The Pistolet automatique modèle 1935A was developed by the Swiss-born Charles Petter, a former captain in the French Foreign Legion and an engineer of the French company Société Alsacienne de Constructions Mécaniques (SACM). Petter designed a pistol which had some of the same design elements as John Browning's M1911 pistol, such as the grooved slide and barrel which interlocked and recoiled together until a pivoting link lowered the barrel, thus unlocking the assembly and further rearward movement of the barrel and slide together, which after reaching the point of greatest movement would be returned to battery. Along the way, the slide would strip a cartridge from the magazine and push it into the chamber just prior to the under barrel link forcing the barrel up into engagement with the slide, locking the action. Petter eliminated the barrel bushing and used a full-length spring guide which had the effect of removing one of the elements of inaccuracy from the M1911 design and increased functional reliability. Petter's design was chambered for the 7.65mm Long cartridge.

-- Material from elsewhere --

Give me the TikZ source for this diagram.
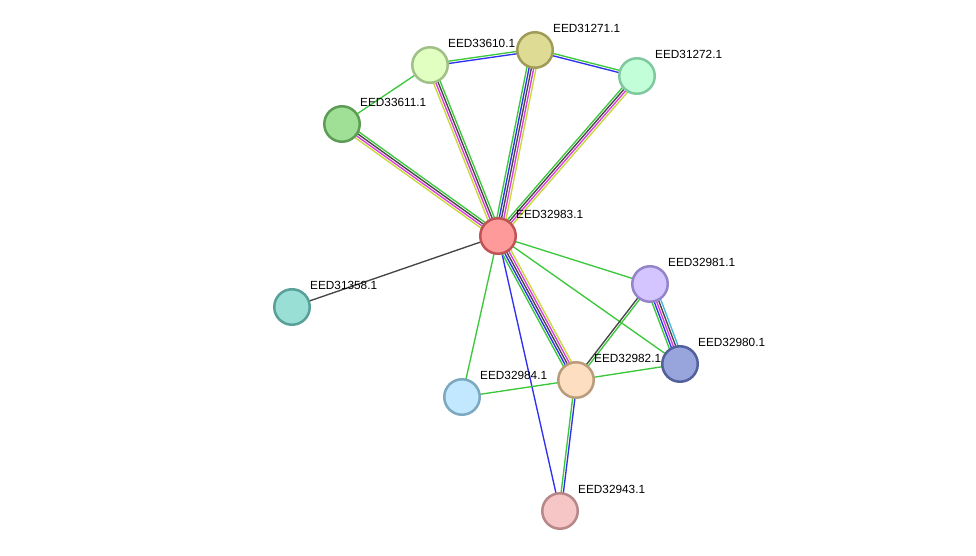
\documentclass[tikz,border=0pt]{standalone}
\usepackage{fontspec}
\setmainfont{Liberation Sans}
\usetikzlibrary{calc,backgrounds}
\definecolor{egreen}{HTML}{3CC83C}
\definecolor{eblue}{HTML}{3030F0}
\definecolor{eblack}{HTML}{464646}
\definecolor{emag}{HTML}{DD3CDD}
\definecolor{eyel}{HTML}{C6D83A}
\definecolor{ecyan}{HTML}{40B8E0}
\tikzset{
	prot/.style={circle,minimum size=35.5pt,inner sep=0pt,line width=2.5pt},
	lbl/.style={anchor=west,inner sep=0pt,font=\fontsize{11.8}{13}\selectfont},
	strand/.style={line width=1.35pt},
}
% parallel coloured lines between two proteins
\newcommand\multiedge[3]{%
	\foreach \col [count=\i] in {#3} {\xdef\nlines{\i}}%
	\foreach \col [count=\i] in {#3} {%
		\pgfmathsetmacro\off{(\i-(\nlines+1)/2)*2.3}%
		\draw[strand,\col] ($(#1)!\off pt!90:(#2)$) -- ($(#2)!\off pt!-90:(#1)$);
	}%
}
\begin{document}
\begin{tikzpicture}[x=1pt,y=-1pt]
	\useasboundingbox (0,0) rectangle (976,556);
	\foreach \nm/\x/\y/\fc/\dc in {
		32983/498/236/FF9A9A/C05454,
		33610/430/65/E0FFC0/A0C088,
		31271/535/50/DEDC94/A09C58,
		31272/637/76/C2FFD8/80C8A0,
		33611/342/124/A0E096/5C9C54,
		31358/292/307/9ADFD6/58A098,
		32981/650/284/D4C4FF/9484C8,
		32980/680/364/98A4DC/52609C,
		32982/576/380/FEDEC0/B89C7C,
		32984/462/397/C2E8FF/7CA8C0,
		32943/560/511/F6C6C6/B88888}
	{
		\definecolor{nfill}{HTML}{\fc}\definecolor{ndraw}{HTML}{\dc}
		\node[prot,fill=nfill,draw=ndraw] (n\nm) at (\x,\y) {};
		\node[lbl] (l\nm) at ($(\x,\y)+(18,-22)$) {EED\nm.1};
	}
	\begin{scope}[on background layer]
		\multiedge{n33610}{n32983}{eyel,emag,eblack,egreen}
		\multiedge{n31271}{n32983}{egreen,eblue,eblack,emag,eyel}
		\multiedge{n31272}{n32983}{egreen,eblack,emag,eyel}
		\multiedge{n33611}{n32983}{eyel,emag,eblack,egreen}
		\multiedge{n33610}{n31271}{eblue,egreen}
		\multiedge{n31271}{n31272}{eblue,egreen}
		\multiedge{n33610}{n33611}{egreen}
		\multiedge{n32983}{n31358}{eblack}
		\multiedge{n32983}{n32981}{egreen}
		\multiedge{n32983}{n32980}{egreen}
		\multiedge{n32983}{n32984}{egreen}
		\multiedge{n32983}{n32943}{eblue}
		\multiedge{n32983}{n32982}{egreen,eblue,eblack,emag,eyel}
		\multiedge{n32981}{n32982}{eblack,egreen}
		\multiedge{n32981}{n32980}{egreen,eblue,emag,eblack,ecyan}
		\multiedge{n32982}{n32980}{egreen}
		\multiedge{n32982}{n32984}{egreen}
		\multiedge{n32982}{n32943}{egreen,eblue}
	\end{scope}
\end{tikzpicture}
\end{document}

The pistol won the 1935–1937 competition to produce the new French military sidearm; a different pistol in the competition was the similarly named Pistolet automatique modèle 1935S. Initial production of the 1935A began in 1937, and the pistol began delivery to the French Army in late 1939, with a total of about 10,700 pistols built before German forces occupied the SACM factory in the summer of 1940. The Germans continued production of the 1935A, now designated the "Pistole 625 (f)", with about 23,850 pistols made for the German forces. Following the end of the German occupation of France in 1944, SACM resumed production of the 1935A for the French military, making a further 50,400 pistols. In total, about 84,950 1935A pistols were produced between October 1937 and February 1950.

A unique feature of the system was an integrated fire control system. The trigger, hammer, mainspring, and sear assembly were contained in one unit. Petter's design impressed the Swiss company Schweizerische Industrie Gesellschaft (now known as SIG Group); in 1937, they purchased a license from SACM in order to produce their model 47/8 handgun, which became the SIG P210.

==Users==
- France: Used also by French protectorates
- Vichy France: After the Fall of France many pistols fell into Vichy French hands.
- Nazi Germany: Mle 1935A designated the Pistole 625(f)
- Viet Cong: Mle 1935A
- FANK: 381 in inventory as of 1 April 1972.